One of the reasons I started working on Infrawise was this exact gap.

The goal is not:

“put infrastructure docs into embeddings.”

The goal is to make infrastructure relationships explicit enough that AI systems stop guessing.

Things like:

DynamoDB index awareness
schema relationships
infrastructure mapping
static analysis
AI-consumable infrastructure context
deterministic extraction pipelines

Not just “more retrieval.”

Because honestly, some infrastructure mistakes are too expensive to leave to semantic similarity.

The Future Is Not Just Better Retrieval

RAG is useful.

It will absolutely remain part of AI systems.

But infrastructure-aware AI requires more than retrieval.

It requires:

topology understanding
dependency mapping
deterministic infrastructure state
operational context
relationship awareness

The next generation of AI coding assistants will not just retrieve infrastructure knowledge.

They will need to understand infrastructure reality.

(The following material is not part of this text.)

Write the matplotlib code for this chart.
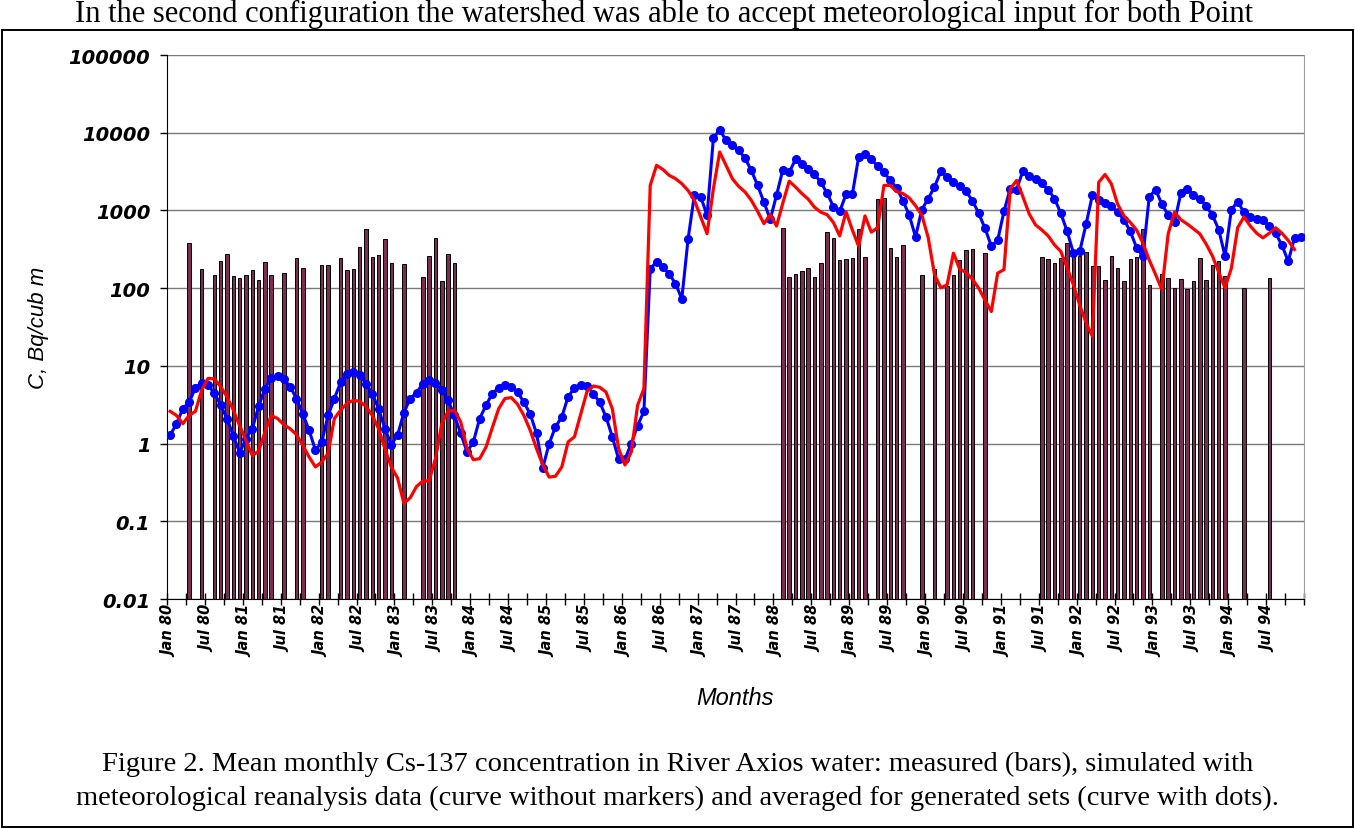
import matplotlib.pyplot as plt
from matplotlib.patches import Rectangle
import numpy as np

# month index: 0 = Jan 80 ... 179 = Dec 94
# averaged for generated sets (blue curve with dots), Bq/cub m
blue_avg = [1.28, 1.8, 2.8, 3.4, 5.2, 6.1, 5.6, 4.5, 3.1, 2.1, 1.26, 0.76,
            1.16, 1.56, 3.0, 5.1, 7.0, 7.4, 6.7, 5.4, 3.8, 2.4, 1.48, 0.82,
            1.05, 2.3, 3.8, 6.2, 7.9, 8.4, 7.6, 5.9, 4.4, 2.8, 1.56, 0.97,
            1.28, 2.5, 3.8, 4.5, 5.9, 6.5, 6.0, 4.9, 3.6, 2.3, 1.35, 0.78,
            1.05, 2.1, 3.1, 4.4, 5.2, 5.6, 5.4, 4.6, 3.4, 2.4, 1.35, 0.49,
            1.0, 1.64, 2.2, 4.0, 5.2, 5.6, 5.5, 4.4, 3.4, 2.2, 1.22, 0.63,
            0.63, 1.0, 1.7, 2.6, 178, 217, 187, 153, 114, 73, 433, 1600,
            1490, 865, 8550, 10900, 7960, 6870, 5920, 4720, 3270, 2100, 1280, 767,
            1575, 3350, 3080, 4540, 3940, 3420, 2940, 2300, 1670, 1117, 972, 1614,
            1614, 4890, 5270, 4540, 3730, 3100, 2430, 1955, 1340, 871, 457, 1025,
            1417, 1997, 3180, 2700, 2300, 2060, 1760, 1340, 922, 586, 349, 411,
            972, 1915, 1855, 3230, 2800, 2560, 2230, 1855, 1417, 922, 537, 282,
            297, 665, 1575, 1343, 1244, 1140, 941, 759, 537, 331, 258, 1493,
            1855, 1203, 871, 703, 1667, 1915, 1575, 1417, 1140, 871, 567, 258,
            1025, 1300, 941, 826, 783, 743, 630, 510, 357, 222, 443, 457]

# simulated with reanalysis data (red curve, no markers), ends Nov 94
red_sim = [2.6, 2.3, 1.8, 2.3, 2.6, 4.9, 6.9, 6.8, 5.4, 4.0, 2.7, 1.7,
           1.1, 0.7, 0.8, 1.4, 2.3, 2.1, 1.75, 1.55, 1.3, 0.95, 0.67, 0.5,
           0.58, 0.75, 2.1, 2.7, 3.3, 3.6, 3.5, 3.0, 2.3, 1.55, 0.86, 0.5,
           0.36, 0.17, 0.2, 0.28, 0.33, 0.33, 0.64, 1.8, 2.6, 2.7, 1.9, 0.86,
           0.62, 0.64, 0.9, 1.6, 2.8, 3.8, 3.9, 3.2, 2.3, 1.48, 0.86, 0.53,
           0.37, 0.38, 0.5, 1.05, 1.22, 2.4, 4.7, 5.5, 5.3, 4.6, 2.8, 0.86,
           0.53, 0.78, 3.1, 5.1, 2100, 3800, 3370, 2830, 2560, 2210, 1800, 1350,
           820, 502, 1900, 5650, 3800, 2560, 2040, 1730, 1350, 973, 676, 880,
           630, 1250, 2380, 2000, 1650, 1400, 1100, 950, 880, 700, 470, 960,
           560, 345, 850, 525, 600, 2100, 2100, 1750, 1650, 1450, 1150, 870,
           450, 150, 101, 110, 282, 175, 160, 130, 100, 70, 50, 156,
           173, 1900, 2430, 1500, 900, 652, 560, 470, 360, 297, 183, 110,
           60, 36, 24, 2300, 2900, 2200, 1200, 850, 700, 560, 380, 230,
           150, 96, 500, 950, 760, 670, 580, 500, 370, 260, 160, 101,
           180, 600, 826, 630, 510, 443, 510, 598, 510, 411, 314]

# measured (bars): month index and value
bar_month = [3, 5, 7, 8, 9, 10, 11, 12, 13, 14, 15, 16, 18, 20, 21, 24, 25, 27,
             28, 29, 30, 31, 32, 33, 34, 35, 37, 40, 41, 42, 43, 44, 45,
             97, 98, 99, 100, 101, 102, 103, 104, 105, 106, 107, 108, 109, 110,
             112, 113, 114, 115, 116, 119, 121, 123, 124, 125, 126, 127, 129,
             138, 139, 140, 141, 142, 143, 144, 145, 146, 147, 148, 149, 150,
             151, 152, 153, 154, 155, 157, 158, 159, 160, 161, 162, 163, 164,
             165, 166, 167, 170, 174]
bar_value = [382, 177, 149, 226, 278, 144, 136, 148, 171, 128, 220, 149, 158, 247, 182, 199, 197, 247,
             171, 177, 335, 570, 254, 270, 433, 208, 203, 140, 262, 446, 125, 278, 211,
             595, 139, 152, 164, 182, 139, 213, 528, 443, 228, 240, 247, 570, 254,
             1417, 1440, 329, 254, 355, 149, 175, 107, 149, 233, 306, 322, 286,
             252, 240, 211, 243, 385, 264, 256, 292, 191, 191, 129, 262, 182,
             124, 240, 252, 582, 109, 150, 135, 99, 130, 98, 124, 243, 127,
             200, 226, 144, 99, 135]

tick_labels = [f"{m} {y}" for y in range(80, 95) for m in ("Jan", "Jul")]
y_ticks = [0.01, 0.1, 1, 10, 100, 1000, 10000, 100000]
y_labels = ["0.01", "0.1", "1", "10", "100", "1000", "10000", "100000"]

fig = plt.figure(figsize=(13.55, 8.29), dpi=100)

# frame around the figure block
fig.patches.append(Rectangle((0.0015, 0.001), 0.997, 1 - 31 / 829 - 0.001,
                             transform=fig.transFigure, fill=False,
                             edgecolor='black', linewidth=1.4))

ax = fig.add_axes([167 / 1355, 1 - 600 / 829, 1137 / 1355, 544 / 829])

ax.bar(bar_month, np.array(bar_value) - 0.01, bottom=0.01, width=0.55,
       color='#7b2d52', edgecolor='black', linewidth=0.7, zorder=2)
ax.plot(range(len(blue_avg)), blue_avg, color='#0000ff', lw=2.2,
        marker='o', markersize=5.5, zorder=3)
ax.plot(range(len(red_sim)), red_sim, color='#ff0000', lw=2.3, zorder=4)

ax.set_yscale('log')
ax.set_ylim(0.01, 100000)
ax.set_xlim(-0.5, 179.5)

ax.set_yticks(y_ticks)
ax.set_yticklabels(y_labels, fontfamily='DejaVu Sans', fontweight='bold',
                   fontstyle='oblique', fontsize=14)
ax.yaxis.set_minor_locator(plt.NullLocator())
ax.tick_params(axis='y', direction='out', length=5, width=1, pad=7)

# ticks every 3 months on category boundaries, labels every 6 months
ax.set_xticks(np.arange(0, 180, 6))
ax.set_xticklabels(tick_labels, rotation=90, fontfamily='DejaVu Sans',
                   fontweight='bold', fontstyle='oblique', fontsize=10.5)
ax.set_xticks(np.arange(-0.5, 180, 3), minor=True)
ax.tick_params(axis='x', which='major', length=0, pad=4)
ax.tick_params(axis='x', which='minor', direction='inout', length=9, width=1)

ax.yaxis.grid(True, color='#7a7a7a', linewidth=1)
ax.set_axisbelow(True)
ax.spines['top'].set_visible(False)
ax.spines['right'].set_color('#a0a0a0')

ax.set_ylabel('C, Bq/cub m', fontfamily='Liberation Sans', fontstyle='italic',
              fontsize=16, labelpad=14)
ax.set_xlabel('Months', fontfamily='Liberation Sans', fontstyle='italic',
              fontsize=17, labelpad=22)

fig.text(75 / 1355, 1 - 22 / 829,
         'In the second configuration the watershed was able to accept meteorological input for both Point',
         fontfamily='Liberation Serif', fontsize=22, va='baseline')
fig.text(0.5, 1 - 764 / 829,
         'Figure 2. Mean monthly Cs-137 concentration in River Axios water: measured (bars), simulated with',
         fontfamily='Liberation Serif', fontsize=20.5, ha='center', va='center')
fig.text(0.5, 1 - 798 / 829,
         'meteorological reanalysis data (curve without markers) and averaged for generated sets (curve with dots).',
         fontfamily='Liberation Serif', fontsize=20.5, ha='center', va='center')

fig.savefig('out.png', dpi=100)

And that is a much harder problem than embedding documents into a vector database.

Top comments (1)

Rasmus Ros • May 11

RAG's great for quick access to unstructured data, but its simplicity can miss nuanced or evolving infrastructure states. You'd need real-time observability tools and robust monitoring frameworks alongside it to handle dynamic changes and dependencies in infra environments. How are you handling cases where infra behavior evolves quickly?